Aim of the exercise: Restate the opening lines of the material below word for word, stopping after the line that contains "const locusNote = 'Кривая".

Data:
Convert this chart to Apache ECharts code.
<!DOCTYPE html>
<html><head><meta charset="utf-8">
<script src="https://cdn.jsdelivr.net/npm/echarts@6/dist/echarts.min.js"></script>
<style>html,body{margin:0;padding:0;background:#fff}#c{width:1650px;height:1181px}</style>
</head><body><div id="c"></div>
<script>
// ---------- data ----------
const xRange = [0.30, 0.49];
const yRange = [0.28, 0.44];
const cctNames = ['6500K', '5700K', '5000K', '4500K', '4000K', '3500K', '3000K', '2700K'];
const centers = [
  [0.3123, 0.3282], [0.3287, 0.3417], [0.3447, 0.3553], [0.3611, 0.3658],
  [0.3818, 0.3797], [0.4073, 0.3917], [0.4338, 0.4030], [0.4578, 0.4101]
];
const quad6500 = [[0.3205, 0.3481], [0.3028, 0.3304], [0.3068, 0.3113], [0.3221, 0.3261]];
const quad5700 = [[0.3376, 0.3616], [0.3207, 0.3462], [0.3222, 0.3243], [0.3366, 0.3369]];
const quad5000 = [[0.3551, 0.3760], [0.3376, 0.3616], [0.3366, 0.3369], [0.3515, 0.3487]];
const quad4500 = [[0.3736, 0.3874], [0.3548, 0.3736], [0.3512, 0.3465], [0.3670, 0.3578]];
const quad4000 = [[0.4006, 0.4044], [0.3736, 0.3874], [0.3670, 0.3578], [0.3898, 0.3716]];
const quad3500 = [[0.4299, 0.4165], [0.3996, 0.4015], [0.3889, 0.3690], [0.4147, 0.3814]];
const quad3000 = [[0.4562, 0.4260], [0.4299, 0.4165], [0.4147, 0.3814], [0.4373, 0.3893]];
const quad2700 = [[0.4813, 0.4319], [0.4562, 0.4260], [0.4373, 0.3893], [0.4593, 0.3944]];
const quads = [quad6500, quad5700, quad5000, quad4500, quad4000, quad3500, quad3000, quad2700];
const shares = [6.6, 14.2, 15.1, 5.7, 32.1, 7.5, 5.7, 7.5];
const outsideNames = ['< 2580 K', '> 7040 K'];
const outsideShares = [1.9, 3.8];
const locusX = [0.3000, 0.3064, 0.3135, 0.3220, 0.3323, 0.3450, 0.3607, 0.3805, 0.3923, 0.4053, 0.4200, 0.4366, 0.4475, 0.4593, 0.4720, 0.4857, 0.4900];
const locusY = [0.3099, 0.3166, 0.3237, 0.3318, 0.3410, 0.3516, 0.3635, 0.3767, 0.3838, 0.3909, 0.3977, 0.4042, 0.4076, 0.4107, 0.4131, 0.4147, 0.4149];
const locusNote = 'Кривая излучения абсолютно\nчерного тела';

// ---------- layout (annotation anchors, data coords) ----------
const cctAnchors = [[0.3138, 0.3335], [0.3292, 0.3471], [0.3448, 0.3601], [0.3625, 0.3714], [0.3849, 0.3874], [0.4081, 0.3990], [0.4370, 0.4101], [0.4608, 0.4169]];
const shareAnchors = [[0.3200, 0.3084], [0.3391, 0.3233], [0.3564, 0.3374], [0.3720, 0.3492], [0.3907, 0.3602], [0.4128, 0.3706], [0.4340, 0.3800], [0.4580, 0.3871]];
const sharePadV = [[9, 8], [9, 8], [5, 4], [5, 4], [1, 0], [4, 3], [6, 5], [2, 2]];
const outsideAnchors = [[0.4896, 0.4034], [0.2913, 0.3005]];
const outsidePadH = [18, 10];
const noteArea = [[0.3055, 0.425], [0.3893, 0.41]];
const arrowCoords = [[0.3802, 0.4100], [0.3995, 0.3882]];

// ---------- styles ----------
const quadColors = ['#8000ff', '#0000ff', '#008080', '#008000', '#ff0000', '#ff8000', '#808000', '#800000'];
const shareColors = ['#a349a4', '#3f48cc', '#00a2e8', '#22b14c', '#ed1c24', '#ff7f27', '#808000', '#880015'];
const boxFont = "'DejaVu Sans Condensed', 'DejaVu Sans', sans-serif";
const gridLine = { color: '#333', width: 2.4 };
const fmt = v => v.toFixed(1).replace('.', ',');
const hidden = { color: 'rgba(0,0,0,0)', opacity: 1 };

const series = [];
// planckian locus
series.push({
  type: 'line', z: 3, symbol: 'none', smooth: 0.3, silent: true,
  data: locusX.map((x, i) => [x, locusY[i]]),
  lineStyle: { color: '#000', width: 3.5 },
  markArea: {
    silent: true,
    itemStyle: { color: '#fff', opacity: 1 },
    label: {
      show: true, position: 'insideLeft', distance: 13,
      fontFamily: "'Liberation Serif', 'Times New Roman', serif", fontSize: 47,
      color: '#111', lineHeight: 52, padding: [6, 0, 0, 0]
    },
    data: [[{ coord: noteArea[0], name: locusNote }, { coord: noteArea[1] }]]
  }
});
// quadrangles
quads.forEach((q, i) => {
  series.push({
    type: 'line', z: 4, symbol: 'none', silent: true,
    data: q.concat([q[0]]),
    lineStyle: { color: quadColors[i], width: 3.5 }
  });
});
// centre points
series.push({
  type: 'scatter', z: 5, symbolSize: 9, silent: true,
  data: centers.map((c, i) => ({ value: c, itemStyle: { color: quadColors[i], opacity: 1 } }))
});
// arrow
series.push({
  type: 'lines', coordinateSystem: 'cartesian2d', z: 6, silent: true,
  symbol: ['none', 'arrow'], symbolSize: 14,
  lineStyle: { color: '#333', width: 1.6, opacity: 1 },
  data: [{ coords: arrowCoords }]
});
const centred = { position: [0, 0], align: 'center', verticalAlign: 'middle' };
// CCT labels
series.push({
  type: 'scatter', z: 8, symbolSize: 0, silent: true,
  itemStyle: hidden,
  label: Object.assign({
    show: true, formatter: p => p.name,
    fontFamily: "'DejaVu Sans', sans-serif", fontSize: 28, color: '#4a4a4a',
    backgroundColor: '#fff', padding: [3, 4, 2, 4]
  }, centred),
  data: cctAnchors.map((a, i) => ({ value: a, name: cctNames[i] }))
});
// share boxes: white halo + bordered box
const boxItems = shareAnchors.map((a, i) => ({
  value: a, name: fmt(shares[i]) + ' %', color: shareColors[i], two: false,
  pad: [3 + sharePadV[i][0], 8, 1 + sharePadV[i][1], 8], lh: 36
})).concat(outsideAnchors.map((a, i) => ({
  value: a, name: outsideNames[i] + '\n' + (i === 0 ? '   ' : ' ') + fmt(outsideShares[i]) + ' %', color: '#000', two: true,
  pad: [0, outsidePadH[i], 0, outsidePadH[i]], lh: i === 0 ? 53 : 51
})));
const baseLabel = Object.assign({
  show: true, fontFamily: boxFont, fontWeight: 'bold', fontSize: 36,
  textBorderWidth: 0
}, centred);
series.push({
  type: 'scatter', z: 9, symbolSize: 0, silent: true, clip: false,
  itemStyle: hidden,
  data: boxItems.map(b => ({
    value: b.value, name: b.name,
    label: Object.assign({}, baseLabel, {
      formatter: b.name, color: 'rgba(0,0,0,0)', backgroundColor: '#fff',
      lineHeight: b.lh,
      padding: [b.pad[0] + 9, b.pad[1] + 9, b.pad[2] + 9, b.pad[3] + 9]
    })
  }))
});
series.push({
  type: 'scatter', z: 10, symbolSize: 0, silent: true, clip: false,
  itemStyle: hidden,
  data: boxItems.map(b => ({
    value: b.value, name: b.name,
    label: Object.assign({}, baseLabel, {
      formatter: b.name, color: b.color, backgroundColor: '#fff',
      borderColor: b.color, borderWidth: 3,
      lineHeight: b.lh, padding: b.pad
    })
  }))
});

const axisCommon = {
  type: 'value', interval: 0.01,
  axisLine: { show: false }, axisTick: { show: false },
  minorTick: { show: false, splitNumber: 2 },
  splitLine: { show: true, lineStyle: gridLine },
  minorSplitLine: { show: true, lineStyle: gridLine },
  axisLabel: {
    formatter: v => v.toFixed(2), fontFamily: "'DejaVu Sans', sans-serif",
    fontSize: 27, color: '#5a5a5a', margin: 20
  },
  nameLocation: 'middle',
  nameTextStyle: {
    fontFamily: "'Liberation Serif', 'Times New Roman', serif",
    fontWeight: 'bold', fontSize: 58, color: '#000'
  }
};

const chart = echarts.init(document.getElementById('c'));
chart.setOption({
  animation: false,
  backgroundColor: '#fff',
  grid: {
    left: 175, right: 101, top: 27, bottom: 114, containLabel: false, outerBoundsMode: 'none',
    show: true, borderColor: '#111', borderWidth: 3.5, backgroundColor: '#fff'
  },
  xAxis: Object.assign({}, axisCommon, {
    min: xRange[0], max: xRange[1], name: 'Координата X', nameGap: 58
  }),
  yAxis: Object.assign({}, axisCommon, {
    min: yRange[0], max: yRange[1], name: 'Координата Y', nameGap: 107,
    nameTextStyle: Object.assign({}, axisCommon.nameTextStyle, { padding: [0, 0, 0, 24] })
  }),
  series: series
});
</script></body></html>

Written reply:
Convert this chart to Apache ECharts code.
<!DOCTYPE html>
<html><head><meta charset="utf-8">
<script src="https://cdn.jsdelivr.net/npm/echarts@6/dist/echarts.min.js"></script>
<style>html,body{margin:0;padding:0;background:#fff}#c{width:1650px;height:1181px}</style>
</head><body><div id="c"></div>
<script>
// ---------- data ----------
const xRange = [0.30, 0.49];
const yRange = [0.28, 0.44];
const cctNames = ['6500K', '5700K', '5000K', '4500K', '4000K', '3500K', '3000K', '2700K'];
const centers = [
  [0.3123, 0.3282], [0.3287, 0.3417], [0.3447, 0.3553], [0.3611, 0.3658],
  [0.3818, 0.3797], [0.4073, 0.3917], [0.4338, 0.4030], [0.4578, 0.4101]
];
const quad6500 = [[0.3205, 0.3481], [0.3028, 0.3304], [0.3068, 0.3113], [0.3221, 0.3261]];
const quad5700 = [[0.3376, 0.3616], [0.3207, 0.3462], [0.3222, 0.3243], [0.3366, 0.3369]];
const quad5000 = [[0.3551, 0.3760], [0.3376, 0.3616], [0.3366, 0.3369], [0.3515, 0.3487]];
const quad4500 = [[0.3736, 0.3874], [0.3548, 0.3736], [0.3512, 0.3465], [0.3670, 0.3578]];
const quad4000 = [[0.4006, 0.4044], [0.3736, 0.3874], [0.3670, 0.3578], [0.3898, 0.3716]];
const quad3500 = [[0.4299, 0.4165], [0.3996, 0.4015], [0.3889, 0.3690], [0.4147, 0.3814]];
const quad3000 = [[0.4562, 0.4260], [0.4299, 0.4165], [0.4147, 0.3814], [0.4373, 0.3893]];
const quad2700 = [[0.4813, 0.4319], [0.4562, 0.4260], [0.4373, 0.3893], [0.4593, 0.3944]];
const quads = [quad6500, quad5700, quad5000, quad4500, quad4000, quad3500, quad3000, quad2700];
const shares = [6.6, 14.2, 15.1, 5.7, 32.1, 7.5, 5.7, 7.5];
const outsideNames = ['< 2580 K', '> 7040 K'];
const outsideShares = [1.9, 3.8];
const locusX = [0.3000, 0.3064, 0.3135, 0.3220, 0.3323, 0.3450, 0.3607, 0.3805, 0.3923, 0.4053, 0.4200, 0.4366, 0.4475, 0.4593, 0.4720, 0.4857, 0.4900];
const locusY = [0.3099, 0.3166, 0.3237, 0.3318, 0.3410, 0.3516, 0.3635, 0.3767, 0.3838, 0.3909, 0.3977, 0.4042, 0.4076, 0.4107, 0.4131, 0.4147, 0.4149];
const locusNote = 'Кривая излучения абсолютно\nчерного тела';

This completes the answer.